- Born: John T. Fischer Illinois, U.S.
- Occupation: Musician
- Instruments: Vocals, multi-instrumentalist
- Years active: 2008–present
- Label: Shark Meat
- Website: Artist's Website

= Soren Anders =

American singer-songwriter

Soren Anders (born John T. Fischer) is an American composer, singer, record producer and instrumentalist from southern Illinois. He is the creator of the band Shimmerplanet.

== Early life ==

At the age of 16, Anders wrote his first piece, a melancholy instrumental composition for solo piano.

In college, Anders committed himself to the piano, studying under Mary Sauer.

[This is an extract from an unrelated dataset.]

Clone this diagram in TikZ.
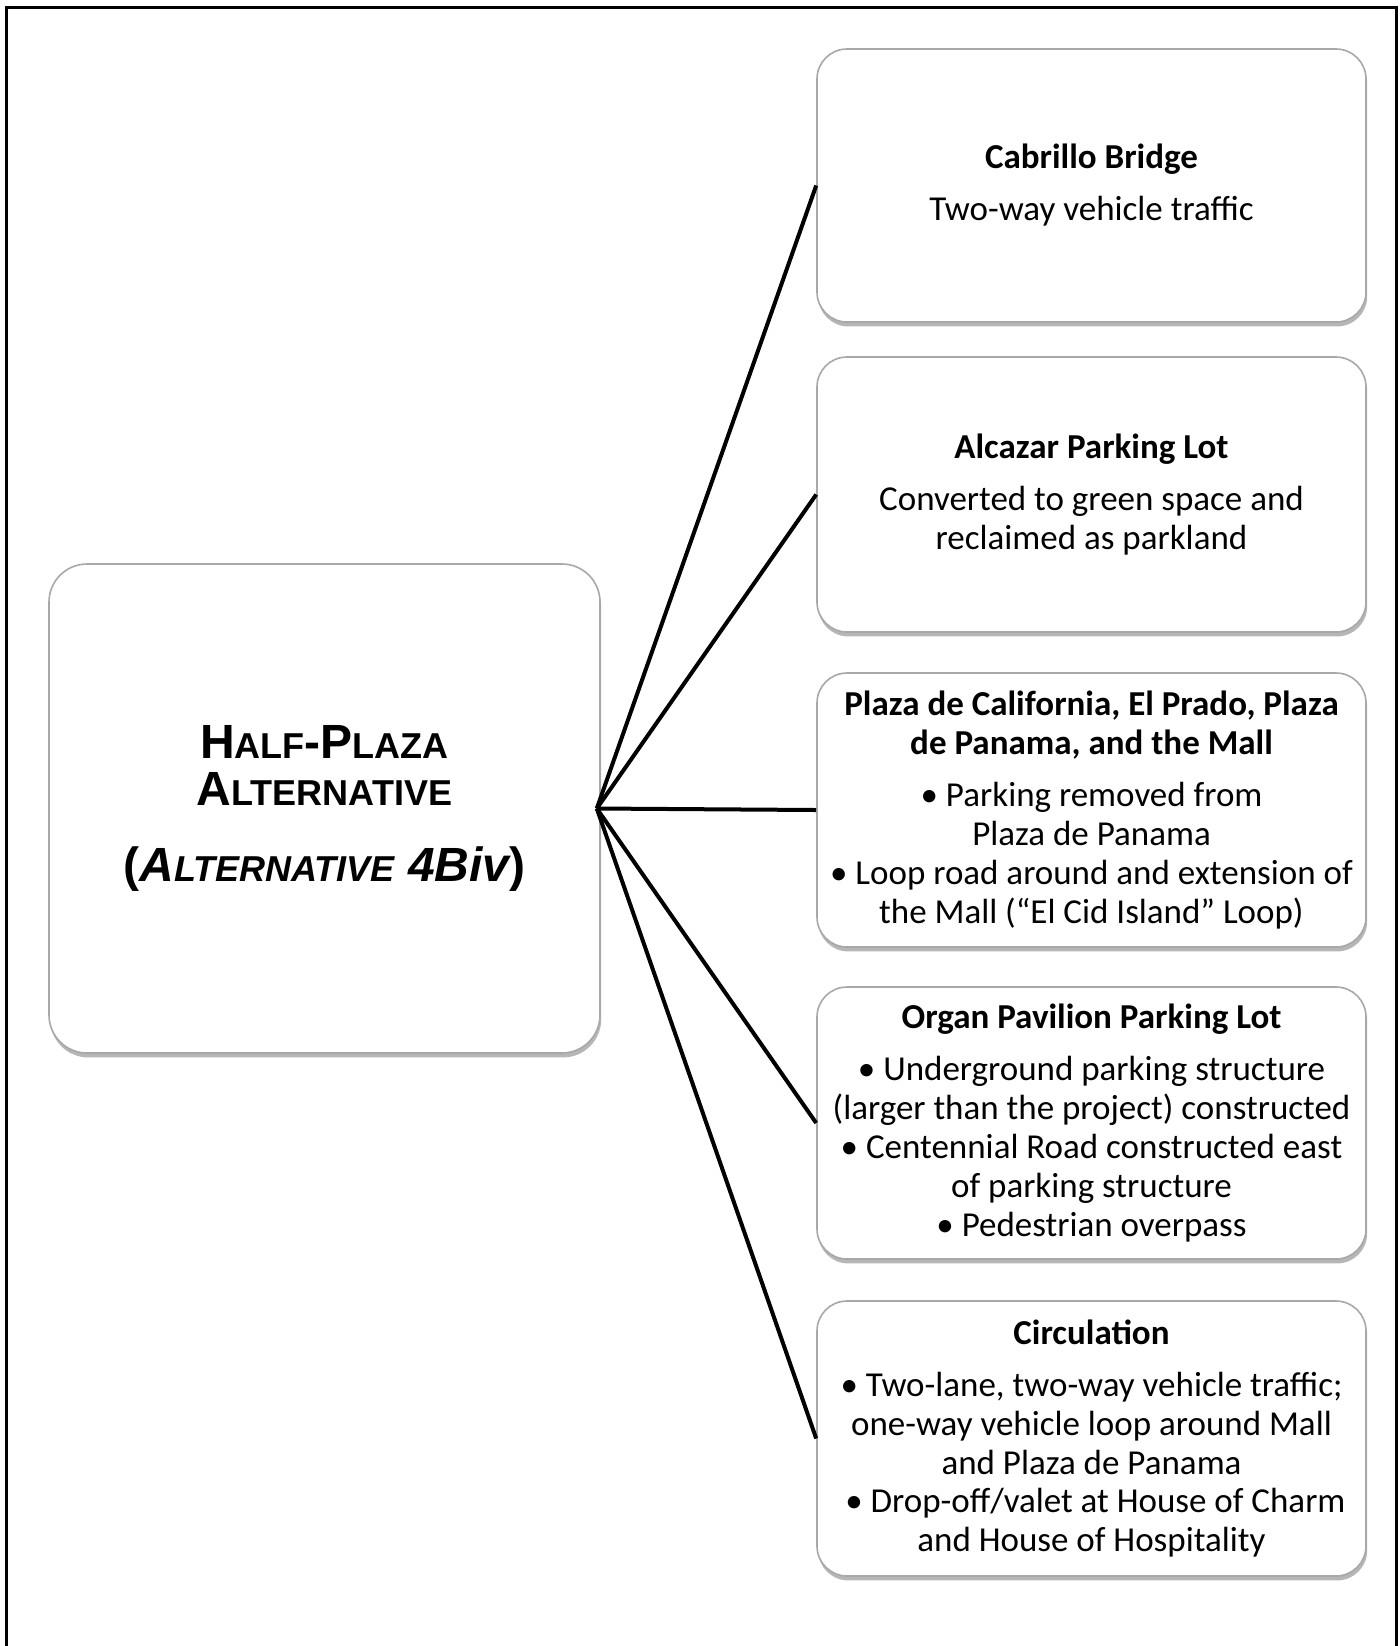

Anders' has performed in many bands, most notably Shimmerplanet.

He has taught elementary school music, formed an award-winning children's gospel choir, and composed music for several plays and films. He subsequently relocated to New York, where he created Shimmerplanet.

== Career ==
Anders has been called "a breakthrough creatively" and "brilliant". "It takes artistic courage to be this lyrically honest and musically experimental," wrote Indie-Music.com. Awards from The Songwriters Hall of Fame, The Independent Music Awards, and Talent in Motion Magazine followed.

Anders has worked with 60s recording artist Lesley Gore, 80s recording artist Chris Stein (of Blondie), and recently, scored and conducted a choir for Menomena.